Периодически работаю на кино.
– Считаешь ли ты такие заказы частью своего творчества?
– Нет. Чисто зарабатывание денег.
– Продолжи фразу: я никогда не напишу картину...
– ...скучную, пошлую, неинтересную.
– Как современный художник, скажи, по какому пути пойдет искусство в будущем?
– Искусство постоянно эволюционирует вместе с человечеством. Меняются стили, но суть остается. Появилась фотография, но и портретная живопись не исчезла. Появился синематограф, но и театры по-прежнему дают спектакли. И так во всем.
Искусство – не для того, чтобы отражать реальность, а для того, чтобы создавать эмоции. Искусство должно потрясать и поэтому пробует разные методы для того, чтобы потрясать заново.
Современное искусство идет в ногу с техническим прогрессом. Многие художники уходят в диджитал. Сейчас активно развивается искусство инсталляций, особенно компьютерных.

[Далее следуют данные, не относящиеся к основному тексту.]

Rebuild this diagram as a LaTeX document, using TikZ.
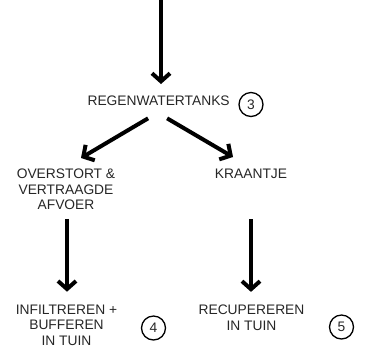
\documentclass[tikz,border=0pt]{standalone}
\usepackage{fontspec}
\setmainfont{Liberation Sans}
\usetikzlibrary{arrows.meta,calc}
\begin{document}
\begin{tikzpicture}[x=1pt,y=1pt,
  lbl/.style={inner sep=0pt, anchor=base, align=center, font=\fontsize{13.8}{15.3}\selectfont, text=black!85},
  num/.style={draw, circle, line width=1.3pt, minimum size=24pt, inner sep=0pt, font=\fontsize{13.8}{15.3}\selectfont, text=black!85},
  arr/.style={line width=4pt, -{Straight Barb[length=8pt,width=18pt]}}]
\useasboundingbox (0,0) rectangle (366,-360);
\node[lbl] (reg) at (158.6,-105.5) {REGENWATERTANKS};
\node[num] (n3) at (251,-104.5) {3};
\node[lbl] (over) at (66,-209.5) {OVERSTORT \&\\VERTRAAGDE\\AFVOER};
\node[lbl] (kraan) at (251,-178) {KRAANTJE};
\node[lbl] (infil) at (66.5,-345) {INFILTREREN +\\BUFFEREN\\IN TUIN};
\node[num] (n4) at (153.5,-328) {4};
\node[lbl] (recup) at (251.5,-330) {RECUPEREREN\\IN TUIN};
\node[num] (n5) at (341.5,-327) {5};
\coordinate (top) at (161,0);
\draw[arr] (top) -- (top |- 0,-84);
\draw[arr] ($(reg.south)+(-10.5,-12.5)$) -- (81,-158);
\draw[arr] ($(reg.south)+(8.5,-12.5)$) -- (233,-157);
\draw[arr] ($(over.south)+(1,-9)$) -- ($(infil.north)+(0.5,13)$);
\draw[arr] ($(kraan.south)+(0,-41)$) -- ($(recup.north)+(-0.5,13)$);
\end{tikzpicture}
\end{document}
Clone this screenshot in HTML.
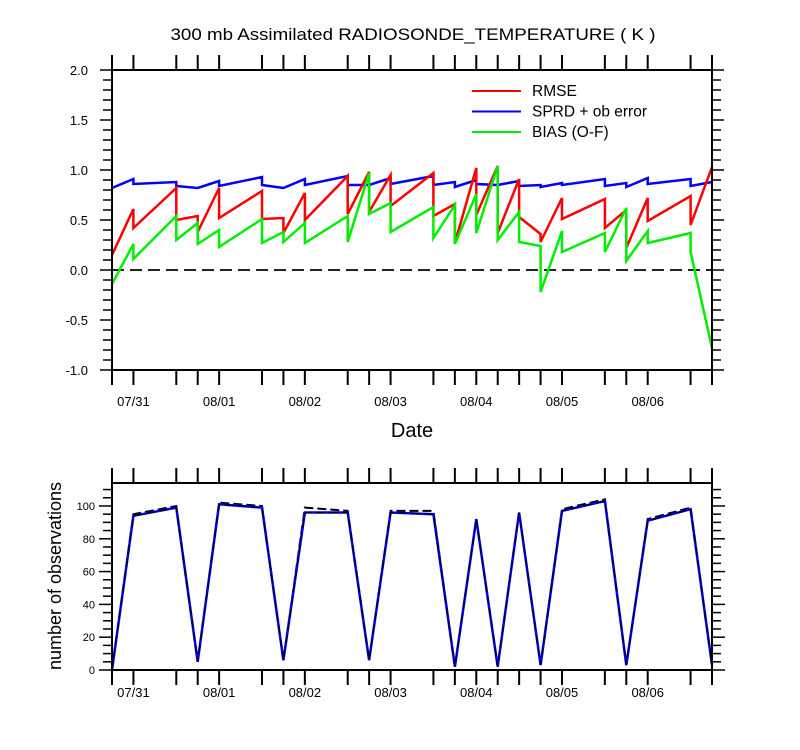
<!DOCTYPE html>
<html><head><meta charset="utf-8"><style>
html,body{margin:0;padding:0;background:#fff;}
svg{display:block;font-family:"Liberation Sans",sans-serif;}
</style></head><body>
<svg id="chart" width="800" height="750" viewBox="0 0 800 750"></svg>
<script>
// time index in 6-hour steps from 07/30 18Z
const dateLabels = ["07/31","08/01","08/02","08/03","08/04","08/05","08/06"];
const dateSteps = [1,5,9,13,17,21,25];
const tickSteps = [0,1,3,4,5,7,8,9,11,12,13,15,16,17,18,19,20,21,23,24,25,27,28];
// top chart series: repeated steps encode before/after values
const rmseT = [0,1,1,3,3,4,4,5,5,7,7,8,8,9,9,11,11,12,12,13,13,15,15,16,16,17,17,18,18,19,19,20,20,21,21,23,23,24,24,25,25,27,27,28];
const rmseV = [0.15,0.61,0.42,0.82,0.50,0.54,0.38,0.82,0.52,0.79,0.51,0.52,0.37,0.77,0.50,0.94,0.56,0.98,0.58,0.95,0.64,0.97,0.54,0.66,0.27,1.02,0.55,1.04,0.37,0.91,0.53,0.36,0.28,0.72,0.51,0.71,0.42,0.60,0.22,0.72,0.49,0.74,0.45,1.03];
const sprdT = [0,1,1,3,3,4,5,5,7,7,8,9,9,11,11,12,13,13,15,15,16,16,17,17,18,19,19,20,20,21,21,23,23,24,24,25,25,27,27,28];
const sprdV = [0.82,0.91,0.86,0.88,0.84,0.82,0.89,0.84,0.93,0.85,0.82,0.91,0.85,0.94,0.85,0.85,0.92,0.86,0.94,0.85,0.88,0.83,0.90,0.86,0.85,0.89,0.84,0.85,0.83,0.87,0.85,0.91,0.84,0.87,0.83,0.92,0.86,0.91,0.84,0.88];
const biasT = [0,1,1,3,3,4,4,5,5,7,7,8,8,9,9,11,11,12,12,13,13,15,15,16,16,17,17,18,18,19,19,20,20,21,21,23,23,24,24,25,25,27,27,28];
const biasV = [-0.14,0.26,0.11,0.54,0.30,0.47,0.26,0.40,0.23,0.51,0.27,0.38,0.28,0.47,0.27,0.54,0.28,0.97,0.56,0.67,0.38,0.63,0.32,0.65,0.26,0.76,0.37,1.04,0.30,0.58,0.28,0.24,-0.22,0.39,0.18,0.37,0.18,0.62,0.09,0.39,0.27,0.37,0.18,-0.78];
const topTicks = [-1.0,-0.5,0.0,0.5,1.0,1.5,2.0];
// bottom chart counts
const obsT = [0,1,3,4,5,7,8,9,11,12,13,15,16,17,18,19,20,21,23,24,25,27,28];
const usedV = [0,94,99,5,101,99,6,96,96,6,96,95,2,92,2,96,3,97,103,3,91,98,3];
const possV = [0,95,100,5,102,100,6,99,97,6,97,97,2,92,2,96,3,98,104,3,92,99,3];
const botTicks = [0,20,40,60,80,100];

const NS="http://www.w3.org/2000/svg";
const svg=document.getElementById('chart');
function el(tag,attrs,parent){const e=document.createElementNS(NS,tag);for(const k in attrs)e.setAttribute(k,attrs[k]);(parent||svg).appendChild(e);return e;}
const X0=112,X1=712,NSTEP=28;
const xs=t=>X0+(X1-X0)*t/NSTEP;
const TY0=70,TY1=370,TMIN=-1,TMAX=2;
const ty=v=>TY1-(v-TMIN)/(TMAX-TMIN)*(TY1-TY0);
const BY0=483,BY1=670,BMAX=114;
const by=v=>BY1-v/BMAX*(BY1-BY0);

let t=el('text',{x:413,y:40,'font-size':17,'text-anchor':'middle',fill:'#000',textLength:485,lengthAdjust:'spacingAndGlyphs'});


t.textContent='300 mb Assimilated RADIOSONDE_TEMPERATURE ( K )';

function xTicks(yTop,yBot,name){
  const g=el('g',{stroke:'#000','stroke-width':2});
  
  
  tickSteps.forEach(s=>{
    el('line',{x1:xs(s),x2:xs(s),y1:yTop-15,y2:yTop},g);
    el('line',{x1:xs(s),x2:xs(s),y1:yBot,y2:yBot+15},g);
  });
}
function xLabels(y,name){
  const g=el('g',{'font-size':13,'text-anchor':'middle',fill:'#000'});
  
  
  dateLabels.forEach((d,i)=>{const tx=el('text',{x:xs(dateSteps[i]),y:y},g);tx.textContent=d;});
}
function path(ts,vs,yf,attrs,name){
  let d='';ts.forEach((s,i)=>{d+=(i?'L':'M')+xs(s).toFixed(1)+','+yf(vs[i]).toFixed(1);});
  const p=el('path',Object.assign({d:d,fill:'none','stroke-linejoin':'miter'},attrs));
  
  
}

// ---- top chart ----
xTicks(TY0,TY1,'top-x-ticks');
const yt=el('g',{stroke:'#000','stroke-width':1.5});


for(let k=0;k<=30;k++){const v=TMIN+k*0.1;const y=ty(v);const major=k%5==0;
  el('line',{x1:X0-(major?12:9),x2:X0,y1:y,y2:y},yt);
  el('line',{x1:X1,x2:X1+(major?12:9),y1:y,y2:y},yt);}
const ytl=el('g',{'font-size':13,'text-anchor':'end',fill:'#000'});


topTicks.forEach(v=>{const tx=el('text',{x:88,y:ty(v)+5},ytl);tx.textContent=v.toFixed(1);});
let zl=el('line',{x1:X0,x2:X1,y1:ty(0),y2:ty(0),stroke:'#222','stroke-width':2,'stroke-dasharray':'12,6'});


path(sprdT,sprdV,ty,{stroke:'#0000ff','stroke-width':2.5},'sprd-line');
path(rmseT,rmseV,ty,{stroke:'#ff0000','stroke-width':2.5},'rmse-line');
path(biasT,biasV,ty,{stroke:'#00ee00','stroke-width':2.5},'bias-line');
let fr=el('rect',{x:X0,y:TY0,width:X1-X0,height:TY1-TY0,fill:'none',stroke:'#000','stroke-width':2});


xLabels(406,'top-x-tick-labels');
let dl=el('text',{x:412,y:437,'font-size':20,'text-anchor':'middle',fill:'#000'});


dl.textContent='Date';
// legend
const legend=[['RMSE','#ff0000'],['SPRD + ob error','#0000ff'],['BIAS (O-F)','#00ee00']];
legend.forEach((l,i)=>{const g=el('g',{});
  
  
  const y=91+i*20.5;
  el('line',{x1:472,x2:521,y1:y,y2:y,stroke:l[1],'stroke-width':2},g);
  const tx=el('text',{x:532,y:y+5,'font-size':15.5,fill:'#000'},g);tx.textContent=l[0];});

// ---- bottom chart ----
xTicks(BY0,BY1,'bottom-x-ticks');
const bt=el('g',{stroke:'#000','stroke-width':1.5});


for(let v=0;v<=110;v+=5){const y=by(v);const major=v%20==0;
  el('line',{x1:X0-(major?13:9),x2:X0,y1:y,y2:y},bt);
  el('line',{x1:X1,x2:X1+(major?13:9),y1:y,y2:y},bt);}
const btl=el('g',{'font-size':11,'text-anchor':'end',fill:'#000'});


botTicks.forEach(v=>{const tx=el('text',{x:95,y:by(v)+4},btl);tx.textContent=v;});
let yl=el('text',{x:0,y:0,'font-size':18,'text-anchor':'middle',fill:'#000',transform:'translate(61,576) rotate(-90)'});


yl.textContent='number of observations';
path(obsT,possV,by,{stroke:'#000','stroke-width':2,'stroke-dasharray':'9,4'},'possible-obs-line');
path(obsT,usedV,by,{stroke:'#0000ff','stroke-width':2.5},'assimilated-obs-line');
path(obsT,usedV,by,{stroke:'#000','stroke-width':1.2,'stroke-dasharray':'9,4'},'assimilated-obs-overlay');
let fr2=el('rect',{x:X0,y:BY0,width:X1-X0,height:BY1-BY0,fill:'none',stroke:'#000','stroke-width':2});


xLabels(697,'bottom-x-tick-labels');
</script>
</body></html>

Для примера рекомендую посмотреть инсталляции Платона Инфантэ (https://www.platoninfante.com). Его интересует граница между разными измерениями действительности. Например, что может произойти на границе между виртуальным (иллюзорным) и реальным мирами, как они могут интерпретировать друг друга сегодня. Диджитал-искусство не обесценивает классическое искусство. Просто расширяются границы. Вернее даже сказать – стираются. И этому новому искусству нужен немного
другой, более прокачанный, уровень восприятия.